** start of Materials provided **
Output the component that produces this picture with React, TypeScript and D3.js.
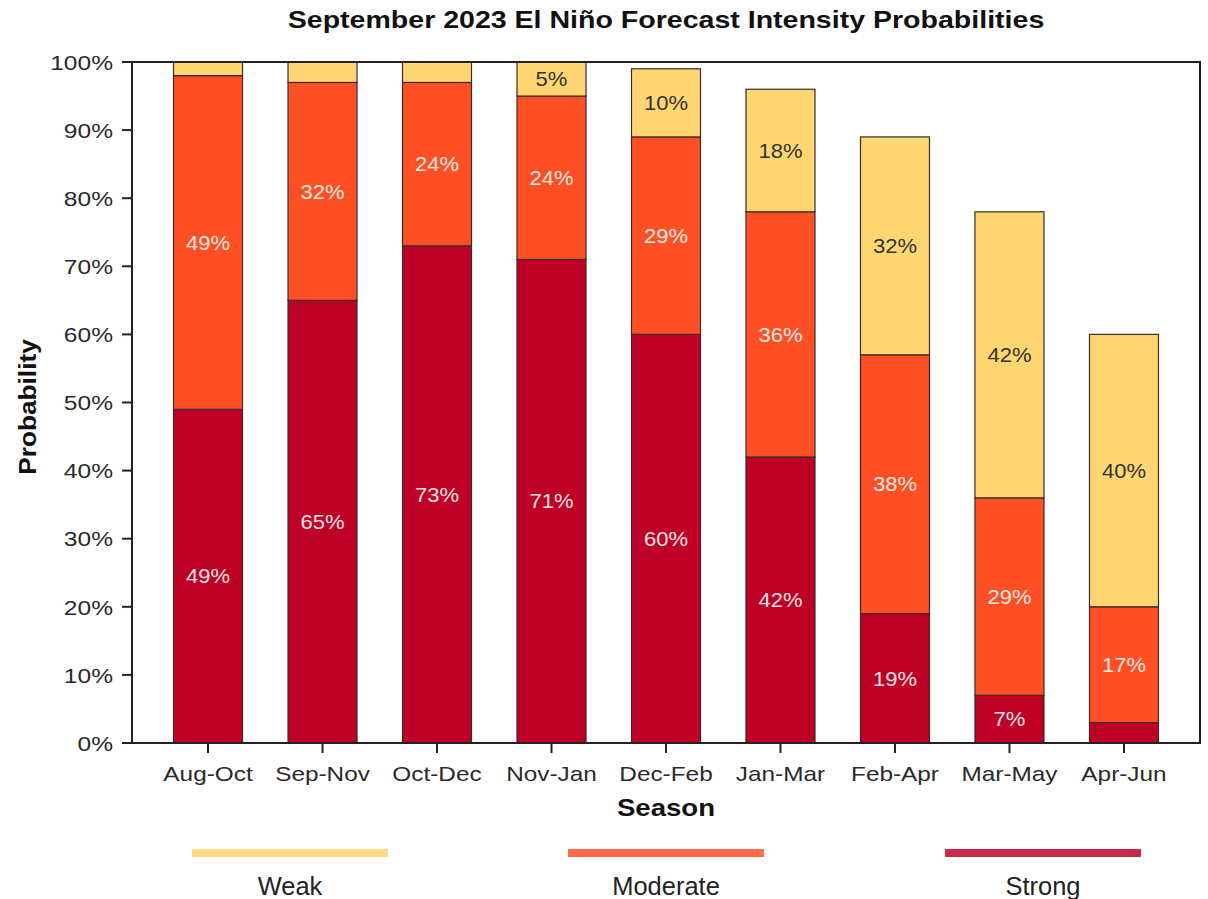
** end of Materials provided **
** start of Materials provided **
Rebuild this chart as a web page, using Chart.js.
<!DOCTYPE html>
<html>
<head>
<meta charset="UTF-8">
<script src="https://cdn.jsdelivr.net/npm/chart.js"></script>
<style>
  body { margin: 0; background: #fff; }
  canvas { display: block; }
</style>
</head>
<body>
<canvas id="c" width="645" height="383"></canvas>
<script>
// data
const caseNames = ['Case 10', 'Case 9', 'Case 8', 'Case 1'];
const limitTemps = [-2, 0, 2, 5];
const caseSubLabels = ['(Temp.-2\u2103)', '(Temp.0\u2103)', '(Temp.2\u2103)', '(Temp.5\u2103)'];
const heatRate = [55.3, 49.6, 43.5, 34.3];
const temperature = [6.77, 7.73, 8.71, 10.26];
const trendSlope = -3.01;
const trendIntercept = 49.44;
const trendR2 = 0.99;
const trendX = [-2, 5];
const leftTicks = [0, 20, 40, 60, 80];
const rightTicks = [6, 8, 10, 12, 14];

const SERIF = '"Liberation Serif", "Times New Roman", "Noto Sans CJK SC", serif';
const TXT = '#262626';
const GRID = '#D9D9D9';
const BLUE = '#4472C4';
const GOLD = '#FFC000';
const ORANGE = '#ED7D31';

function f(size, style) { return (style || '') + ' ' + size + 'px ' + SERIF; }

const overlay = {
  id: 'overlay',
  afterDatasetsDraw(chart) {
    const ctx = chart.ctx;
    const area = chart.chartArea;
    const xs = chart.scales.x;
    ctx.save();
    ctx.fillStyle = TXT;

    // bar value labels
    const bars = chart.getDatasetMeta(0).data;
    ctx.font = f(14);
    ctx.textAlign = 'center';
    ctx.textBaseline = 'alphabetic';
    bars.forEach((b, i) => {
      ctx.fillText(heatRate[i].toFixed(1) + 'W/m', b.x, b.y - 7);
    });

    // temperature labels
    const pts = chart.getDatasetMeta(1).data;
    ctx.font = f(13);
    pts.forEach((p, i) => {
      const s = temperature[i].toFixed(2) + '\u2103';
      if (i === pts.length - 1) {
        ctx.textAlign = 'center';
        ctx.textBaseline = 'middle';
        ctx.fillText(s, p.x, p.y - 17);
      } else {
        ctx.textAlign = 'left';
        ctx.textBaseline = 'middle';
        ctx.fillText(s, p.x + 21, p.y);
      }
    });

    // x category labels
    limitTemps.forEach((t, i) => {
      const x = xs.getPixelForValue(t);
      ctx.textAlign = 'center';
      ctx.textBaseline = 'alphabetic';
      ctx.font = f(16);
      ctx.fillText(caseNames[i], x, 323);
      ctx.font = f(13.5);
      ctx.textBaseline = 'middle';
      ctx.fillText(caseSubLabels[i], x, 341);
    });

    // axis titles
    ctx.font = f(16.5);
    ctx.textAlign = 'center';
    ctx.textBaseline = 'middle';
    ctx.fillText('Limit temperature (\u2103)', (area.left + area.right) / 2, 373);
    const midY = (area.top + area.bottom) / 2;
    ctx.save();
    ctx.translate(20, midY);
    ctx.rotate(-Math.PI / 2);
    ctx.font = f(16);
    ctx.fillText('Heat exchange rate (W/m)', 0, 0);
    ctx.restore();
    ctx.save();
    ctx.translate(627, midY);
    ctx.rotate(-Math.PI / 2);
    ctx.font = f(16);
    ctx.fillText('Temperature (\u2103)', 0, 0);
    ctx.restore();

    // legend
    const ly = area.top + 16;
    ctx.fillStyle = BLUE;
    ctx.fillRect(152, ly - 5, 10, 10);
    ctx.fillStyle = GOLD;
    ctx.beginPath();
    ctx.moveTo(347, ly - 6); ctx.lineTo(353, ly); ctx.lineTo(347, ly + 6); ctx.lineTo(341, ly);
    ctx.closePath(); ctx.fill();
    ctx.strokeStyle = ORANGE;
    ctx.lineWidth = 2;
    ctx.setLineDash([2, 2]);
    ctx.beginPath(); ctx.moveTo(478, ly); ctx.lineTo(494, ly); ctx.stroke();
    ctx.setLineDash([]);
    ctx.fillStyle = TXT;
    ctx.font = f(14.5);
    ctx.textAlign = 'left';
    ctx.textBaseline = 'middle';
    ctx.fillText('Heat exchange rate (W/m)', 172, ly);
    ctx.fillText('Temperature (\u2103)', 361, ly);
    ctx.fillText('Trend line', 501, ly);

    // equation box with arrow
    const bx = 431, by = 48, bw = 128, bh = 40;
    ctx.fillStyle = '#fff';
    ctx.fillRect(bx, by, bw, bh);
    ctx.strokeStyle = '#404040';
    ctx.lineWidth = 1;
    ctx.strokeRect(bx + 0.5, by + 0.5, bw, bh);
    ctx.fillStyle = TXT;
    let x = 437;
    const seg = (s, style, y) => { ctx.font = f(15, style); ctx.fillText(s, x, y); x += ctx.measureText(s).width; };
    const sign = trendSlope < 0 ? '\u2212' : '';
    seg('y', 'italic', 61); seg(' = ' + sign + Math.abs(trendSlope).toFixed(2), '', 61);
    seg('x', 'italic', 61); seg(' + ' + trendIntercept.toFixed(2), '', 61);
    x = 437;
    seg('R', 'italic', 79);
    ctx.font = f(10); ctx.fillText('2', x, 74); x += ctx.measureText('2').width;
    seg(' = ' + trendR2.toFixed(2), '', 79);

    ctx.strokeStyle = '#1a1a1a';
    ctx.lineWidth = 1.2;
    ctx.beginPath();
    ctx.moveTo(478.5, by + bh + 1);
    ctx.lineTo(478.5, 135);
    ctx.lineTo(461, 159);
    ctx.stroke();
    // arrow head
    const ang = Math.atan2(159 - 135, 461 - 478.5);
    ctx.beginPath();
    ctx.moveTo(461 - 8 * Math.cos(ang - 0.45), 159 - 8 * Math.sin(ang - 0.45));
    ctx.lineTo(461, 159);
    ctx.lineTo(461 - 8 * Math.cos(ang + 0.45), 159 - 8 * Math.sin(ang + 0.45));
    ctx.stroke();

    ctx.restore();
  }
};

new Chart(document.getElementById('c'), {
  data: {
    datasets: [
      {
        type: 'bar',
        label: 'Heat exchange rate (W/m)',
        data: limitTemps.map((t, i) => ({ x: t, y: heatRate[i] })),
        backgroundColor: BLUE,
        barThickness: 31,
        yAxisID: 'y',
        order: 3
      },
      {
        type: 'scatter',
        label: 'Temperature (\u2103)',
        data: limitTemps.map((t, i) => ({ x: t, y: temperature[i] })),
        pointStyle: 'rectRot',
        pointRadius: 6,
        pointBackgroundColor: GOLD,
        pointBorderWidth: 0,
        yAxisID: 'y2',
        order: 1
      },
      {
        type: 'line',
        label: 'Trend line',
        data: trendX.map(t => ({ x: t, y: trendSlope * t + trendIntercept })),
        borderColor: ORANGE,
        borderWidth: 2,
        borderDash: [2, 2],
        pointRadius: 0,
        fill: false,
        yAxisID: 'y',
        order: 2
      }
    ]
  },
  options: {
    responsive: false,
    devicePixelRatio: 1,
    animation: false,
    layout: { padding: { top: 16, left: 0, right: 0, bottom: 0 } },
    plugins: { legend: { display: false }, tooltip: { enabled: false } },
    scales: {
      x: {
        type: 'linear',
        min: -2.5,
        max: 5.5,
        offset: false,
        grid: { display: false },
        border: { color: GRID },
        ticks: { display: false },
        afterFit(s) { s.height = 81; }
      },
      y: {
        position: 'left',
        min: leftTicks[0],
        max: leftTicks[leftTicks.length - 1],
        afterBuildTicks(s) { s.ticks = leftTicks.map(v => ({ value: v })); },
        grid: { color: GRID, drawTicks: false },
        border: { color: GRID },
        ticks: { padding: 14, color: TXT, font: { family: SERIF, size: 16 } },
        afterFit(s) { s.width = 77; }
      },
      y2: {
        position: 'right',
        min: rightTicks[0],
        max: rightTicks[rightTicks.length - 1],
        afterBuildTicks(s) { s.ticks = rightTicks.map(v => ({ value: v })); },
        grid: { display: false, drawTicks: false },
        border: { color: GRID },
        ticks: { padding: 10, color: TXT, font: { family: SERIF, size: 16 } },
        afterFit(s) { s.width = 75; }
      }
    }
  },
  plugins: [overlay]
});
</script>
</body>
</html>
** end of Materials provided **
- Exercise aim
Of the entries listed above, reproduce only the lines starting at the line containing "Rebuild this chart" and ending at the line containing "const rightTicks = [6, 8, 10, 12, 14];". Include both, exactly as they stand.

- Answer for this exercise
Rebuild this chart as a web page, using Chart.js.
<!DOCTYPE html>
<html>
<head>
<meta charset="UTF-8">
<script src="https://cdn.jsdelivr.net/npm/chart.js"></script>
<style>
  body { margin: 0; background: #fff; }
  canvas { display: block; }
</style>
</head>
<body>
<canvas id="c" width="645" height="383"></canvas>
<script>
// data
const caseNames = ['Case 10', 'Case 9', 'Case 8', 'Case 1'];
const limitTemps = [-2, 0, 2, 5];
const caseSubLabels = ['(Temp.-2\u2103)', '(Temp.0\u2103)', '(Temp.2\u2103)', '(Temp.5\u2103)'];
const heatRate = [55.3, 49.6, 43.5, 34.3];
const temperature = [6.77, 7.73, 8.71, 10.26];
const trendSlope = -3.01;
const trendIntercept = 49.44;
const trendR2 = 0.99;
const trendX = [-2, 5];
const leftTicks = [0, 20, 40, 60, 80];
const rightTicks = [6, 8, 10, 12, 14];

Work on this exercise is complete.